Pick out all lines with the word "uses" from the records that follow.

*** Data entries ***

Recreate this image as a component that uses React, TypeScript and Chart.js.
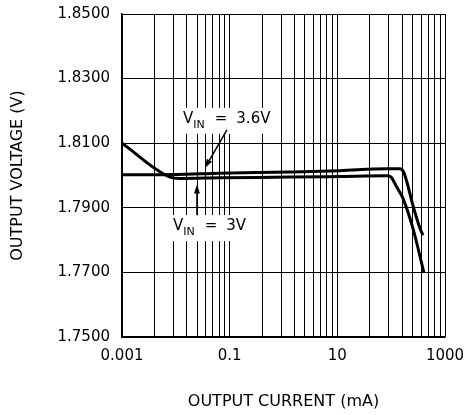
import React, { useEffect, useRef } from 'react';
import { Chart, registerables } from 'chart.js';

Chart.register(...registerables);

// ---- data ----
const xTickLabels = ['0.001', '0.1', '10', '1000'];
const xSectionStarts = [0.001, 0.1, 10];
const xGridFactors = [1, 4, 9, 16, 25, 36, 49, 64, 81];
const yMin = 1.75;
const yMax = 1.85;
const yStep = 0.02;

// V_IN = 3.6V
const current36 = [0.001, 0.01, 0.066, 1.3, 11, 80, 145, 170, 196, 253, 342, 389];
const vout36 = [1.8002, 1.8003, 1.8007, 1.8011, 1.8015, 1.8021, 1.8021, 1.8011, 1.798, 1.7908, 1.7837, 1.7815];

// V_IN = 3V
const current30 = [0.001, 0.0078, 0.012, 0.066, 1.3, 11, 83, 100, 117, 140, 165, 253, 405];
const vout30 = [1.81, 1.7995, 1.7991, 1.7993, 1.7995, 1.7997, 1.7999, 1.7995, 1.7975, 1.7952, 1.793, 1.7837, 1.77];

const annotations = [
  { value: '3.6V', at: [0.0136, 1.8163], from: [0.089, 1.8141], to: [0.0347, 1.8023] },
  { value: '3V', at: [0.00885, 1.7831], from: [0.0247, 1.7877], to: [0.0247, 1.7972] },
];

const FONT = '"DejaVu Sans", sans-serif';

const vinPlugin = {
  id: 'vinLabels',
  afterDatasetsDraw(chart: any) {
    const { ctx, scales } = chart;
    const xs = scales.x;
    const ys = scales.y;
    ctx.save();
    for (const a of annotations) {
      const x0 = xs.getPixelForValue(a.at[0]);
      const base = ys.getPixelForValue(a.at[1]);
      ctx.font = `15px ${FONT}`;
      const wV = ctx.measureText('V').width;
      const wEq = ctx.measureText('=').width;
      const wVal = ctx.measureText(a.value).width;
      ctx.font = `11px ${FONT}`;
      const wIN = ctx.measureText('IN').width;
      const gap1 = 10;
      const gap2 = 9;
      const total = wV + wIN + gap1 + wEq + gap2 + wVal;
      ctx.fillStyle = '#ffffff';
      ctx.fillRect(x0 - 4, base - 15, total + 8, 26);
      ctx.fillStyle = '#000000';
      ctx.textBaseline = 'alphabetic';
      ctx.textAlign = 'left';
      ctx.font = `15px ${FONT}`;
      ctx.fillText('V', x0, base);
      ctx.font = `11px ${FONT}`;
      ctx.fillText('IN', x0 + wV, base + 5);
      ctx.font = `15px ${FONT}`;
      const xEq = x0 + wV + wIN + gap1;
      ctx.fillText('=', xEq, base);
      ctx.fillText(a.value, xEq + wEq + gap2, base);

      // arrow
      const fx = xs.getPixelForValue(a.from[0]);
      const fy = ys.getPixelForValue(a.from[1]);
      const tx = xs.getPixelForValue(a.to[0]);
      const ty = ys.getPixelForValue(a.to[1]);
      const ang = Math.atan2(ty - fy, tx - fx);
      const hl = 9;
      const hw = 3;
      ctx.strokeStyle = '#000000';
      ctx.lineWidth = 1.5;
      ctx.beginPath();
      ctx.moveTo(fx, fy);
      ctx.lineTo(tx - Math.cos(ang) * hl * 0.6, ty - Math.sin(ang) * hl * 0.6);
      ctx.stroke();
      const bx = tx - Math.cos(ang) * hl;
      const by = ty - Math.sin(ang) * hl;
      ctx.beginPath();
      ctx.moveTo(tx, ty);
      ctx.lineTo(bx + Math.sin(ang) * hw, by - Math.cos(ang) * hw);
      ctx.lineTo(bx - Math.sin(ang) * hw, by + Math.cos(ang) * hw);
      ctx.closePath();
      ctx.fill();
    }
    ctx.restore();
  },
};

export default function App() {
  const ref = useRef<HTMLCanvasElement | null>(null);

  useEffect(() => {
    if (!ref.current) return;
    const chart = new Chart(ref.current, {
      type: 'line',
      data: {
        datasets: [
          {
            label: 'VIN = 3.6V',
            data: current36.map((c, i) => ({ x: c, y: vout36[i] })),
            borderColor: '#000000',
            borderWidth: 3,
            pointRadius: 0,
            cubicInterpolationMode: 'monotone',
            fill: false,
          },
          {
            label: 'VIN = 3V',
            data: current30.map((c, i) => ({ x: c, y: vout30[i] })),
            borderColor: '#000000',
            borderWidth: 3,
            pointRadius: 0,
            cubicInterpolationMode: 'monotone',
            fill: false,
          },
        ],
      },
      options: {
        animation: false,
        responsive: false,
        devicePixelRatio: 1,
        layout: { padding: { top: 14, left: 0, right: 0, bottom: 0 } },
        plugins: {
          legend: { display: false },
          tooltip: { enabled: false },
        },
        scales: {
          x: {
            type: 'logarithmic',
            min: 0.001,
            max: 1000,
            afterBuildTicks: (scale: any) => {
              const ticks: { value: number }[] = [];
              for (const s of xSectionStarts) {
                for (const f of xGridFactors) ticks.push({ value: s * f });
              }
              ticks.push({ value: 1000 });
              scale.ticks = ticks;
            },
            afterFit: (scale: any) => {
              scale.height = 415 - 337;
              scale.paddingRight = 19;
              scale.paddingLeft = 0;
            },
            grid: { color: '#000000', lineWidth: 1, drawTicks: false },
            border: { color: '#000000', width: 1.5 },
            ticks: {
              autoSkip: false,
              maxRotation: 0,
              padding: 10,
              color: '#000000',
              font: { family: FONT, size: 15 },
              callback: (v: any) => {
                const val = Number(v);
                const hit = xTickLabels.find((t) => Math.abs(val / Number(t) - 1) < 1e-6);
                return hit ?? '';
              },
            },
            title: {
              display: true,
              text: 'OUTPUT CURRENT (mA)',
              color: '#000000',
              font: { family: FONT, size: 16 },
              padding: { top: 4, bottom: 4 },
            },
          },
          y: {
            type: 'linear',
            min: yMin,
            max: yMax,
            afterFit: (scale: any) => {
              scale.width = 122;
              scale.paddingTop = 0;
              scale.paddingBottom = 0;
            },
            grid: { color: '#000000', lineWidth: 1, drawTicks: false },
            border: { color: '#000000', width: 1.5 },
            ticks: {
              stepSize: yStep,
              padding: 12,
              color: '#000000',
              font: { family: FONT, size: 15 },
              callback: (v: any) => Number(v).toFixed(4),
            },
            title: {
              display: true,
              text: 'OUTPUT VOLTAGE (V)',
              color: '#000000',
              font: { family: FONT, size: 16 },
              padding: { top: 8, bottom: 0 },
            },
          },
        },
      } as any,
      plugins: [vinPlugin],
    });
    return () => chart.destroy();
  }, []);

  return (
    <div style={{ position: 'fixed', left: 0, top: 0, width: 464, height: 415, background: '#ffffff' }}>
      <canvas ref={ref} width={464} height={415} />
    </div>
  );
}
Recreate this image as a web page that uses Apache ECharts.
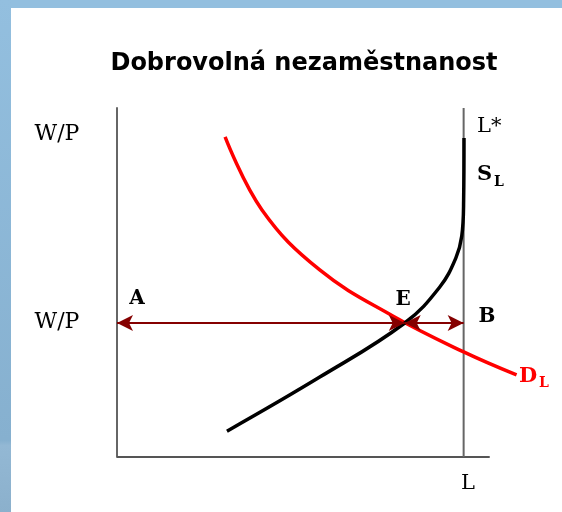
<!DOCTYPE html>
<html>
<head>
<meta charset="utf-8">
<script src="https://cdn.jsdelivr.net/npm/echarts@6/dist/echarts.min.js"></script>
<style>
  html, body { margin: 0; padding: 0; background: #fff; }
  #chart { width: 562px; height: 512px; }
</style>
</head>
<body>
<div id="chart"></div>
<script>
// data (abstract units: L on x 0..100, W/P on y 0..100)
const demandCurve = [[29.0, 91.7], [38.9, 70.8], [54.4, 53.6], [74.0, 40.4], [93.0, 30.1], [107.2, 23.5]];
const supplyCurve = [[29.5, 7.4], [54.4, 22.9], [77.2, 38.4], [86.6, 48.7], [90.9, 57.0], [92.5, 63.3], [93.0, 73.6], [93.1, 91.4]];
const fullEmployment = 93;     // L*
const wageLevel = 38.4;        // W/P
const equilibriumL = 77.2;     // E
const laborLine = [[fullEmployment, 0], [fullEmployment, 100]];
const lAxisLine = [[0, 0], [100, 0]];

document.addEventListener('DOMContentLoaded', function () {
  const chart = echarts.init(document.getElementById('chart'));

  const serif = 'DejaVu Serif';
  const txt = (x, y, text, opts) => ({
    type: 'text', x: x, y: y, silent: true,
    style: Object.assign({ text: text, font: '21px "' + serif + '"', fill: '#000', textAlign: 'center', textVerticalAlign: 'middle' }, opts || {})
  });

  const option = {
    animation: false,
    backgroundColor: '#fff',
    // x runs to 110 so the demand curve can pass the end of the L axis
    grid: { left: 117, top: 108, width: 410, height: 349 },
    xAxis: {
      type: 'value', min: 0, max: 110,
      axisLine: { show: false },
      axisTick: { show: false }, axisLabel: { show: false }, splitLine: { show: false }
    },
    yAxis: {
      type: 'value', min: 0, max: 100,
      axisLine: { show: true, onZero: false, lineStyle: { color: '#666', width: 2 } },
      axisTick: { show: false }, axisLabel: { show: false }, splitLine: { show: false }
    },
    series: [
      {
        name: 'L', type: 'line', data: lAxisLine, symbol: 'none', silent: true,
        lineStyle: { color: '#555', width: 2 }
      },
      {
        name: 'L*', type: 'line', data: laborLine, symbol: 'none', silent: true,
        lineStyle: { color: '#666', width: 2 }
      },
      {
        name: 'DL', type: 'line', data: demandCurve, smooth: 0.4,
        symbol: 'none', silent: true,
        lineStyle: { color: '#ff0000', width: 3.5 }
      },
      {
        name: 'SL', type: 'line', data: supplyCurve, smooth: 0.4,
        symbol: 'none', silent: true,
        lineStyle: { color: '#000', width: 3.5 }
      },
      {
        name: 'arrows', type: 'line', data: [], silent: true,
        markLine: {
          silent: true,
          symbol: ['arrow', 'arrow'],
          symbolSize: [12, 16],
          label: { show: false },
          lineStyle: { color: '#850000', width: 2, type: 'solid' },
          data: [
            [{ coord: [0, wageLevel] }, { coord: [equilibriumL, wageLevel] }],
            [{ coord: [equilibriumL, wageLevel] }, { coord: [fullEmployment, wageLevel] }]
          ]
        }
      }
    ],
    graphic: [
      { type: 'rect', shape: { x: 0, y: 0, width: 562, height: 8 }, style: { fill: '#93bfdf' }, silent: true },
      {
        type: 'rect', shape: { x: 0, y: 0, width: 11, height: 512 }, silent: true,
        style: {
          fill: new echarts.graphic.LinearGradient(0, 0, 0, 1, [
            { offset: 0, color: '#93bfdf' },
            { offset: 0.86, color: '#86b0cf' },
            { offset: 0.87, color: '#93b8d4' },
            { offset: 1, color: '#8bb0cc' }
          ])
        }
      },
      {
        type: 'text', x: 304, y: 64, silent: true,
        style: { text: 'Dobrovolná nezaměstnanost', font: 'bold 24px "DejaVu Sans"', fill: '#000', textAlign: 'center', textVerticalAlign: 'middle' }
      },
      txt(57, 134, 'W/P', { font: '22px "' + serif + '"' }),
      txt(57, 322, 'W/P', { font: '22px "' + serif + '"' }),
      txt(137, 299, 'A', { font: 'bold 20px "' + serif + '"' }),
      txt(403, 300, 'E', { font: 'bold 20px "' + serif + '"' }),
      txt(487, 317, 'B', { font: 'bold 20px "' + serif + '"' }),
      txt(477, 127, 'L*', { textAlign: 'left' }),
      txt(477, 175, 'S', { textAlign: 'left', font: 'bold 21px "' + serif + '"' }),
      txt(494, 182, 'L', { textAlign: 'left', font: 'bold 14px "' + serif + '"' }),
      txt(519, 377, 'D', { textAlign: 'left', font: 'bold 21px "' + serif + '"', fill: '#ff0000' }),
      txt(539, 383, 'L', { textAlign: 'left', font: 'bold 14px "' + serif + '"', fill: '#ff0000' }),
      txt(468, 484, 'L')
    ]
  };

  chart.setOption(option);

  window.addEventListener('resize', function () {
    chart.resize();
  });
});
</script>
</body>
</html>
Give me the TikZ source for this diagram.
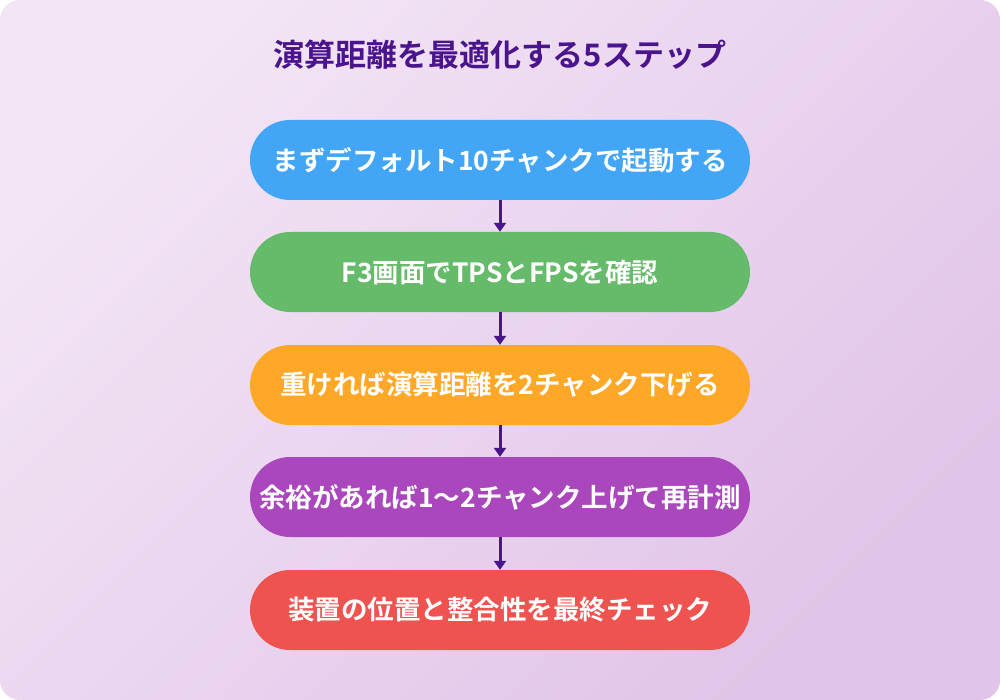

***

Solution for this problem:
Recreate this image as a component that uses React, TypeScript and Chart.js.
Recreate this image as a web page that uses Apache ECharts.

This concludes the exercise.